Bankuptcy is an option, but...

Bankruptcy is hot in Utah right now.  Filings for the first half of 2009 were up 62% over the first half of 2008.  Given the way the economy is, this is no great shock, but what's a little more surprising is that Utah rates so high in its filing rates (e.g. 9th in Chapter 13 filings).  A pair of professors at BYU, Lars Lefgren and Frank McIntyre, seem to have figured out why: Filing rates are higher in states that have less protection for debtors, especially protection from wage garnishment.  Makes sense.  If creditors are grabbing your paycheck, you need to do something about it, and if bankruptcy is all you can do about it, that's what you do.

That doesn't mean a head-long rush to the bankruptcy court is a good idea, though.  I've seen too many cases where the debtor waited until the roof was falling in before seeking counsel and then insisted on the attorney filing the petition immediately if not sooner.  Such cases seldom end well.  For a lot of reasons.

First, if you're a consumer debtor, you can't just jump into bankruptcy.  You have to take a debt counseling class to get through the door.  Then there's also a detailed analysis of your income, expenses, assets, liabilities, and such.  These things simply take time.  If you're a business debtor, you don't have to take the class, but believe me that the extra analysis of your business affairs required more than makes up for any time gained there.
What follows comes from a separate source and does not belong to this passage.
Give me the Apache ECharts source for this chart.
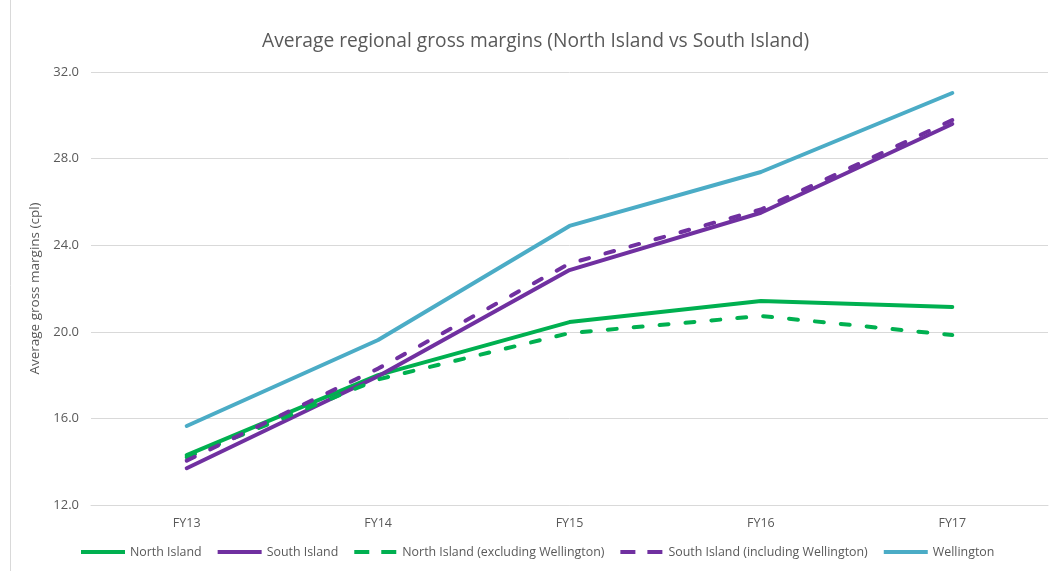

So what can happen if you rush things?  Well, if there were 100 things that could go wrong, you could think of maybe 50 of them.  And there are a lot more than 100 things that can go wrong.  And you don't need anywhere near 50 to create a disaster.  Most problems consist of numbers that don't add up and need corrected, resulting in increased expense and delay, and coming under the trustee's whithering glare that can burn a hole in battleship plate.  Sometimes the consequences get more exotic and severe.  For example, in the Mount Holly Club bankruptcy, a major creditor is moving to dismiss because it alleges the company didn't get proper, member approval to file.  Oops, did someone miss a step?  We'll see.

Just remember, in bankruptcy as in business as in life in general: Proper Planning Prevents Poor Performance.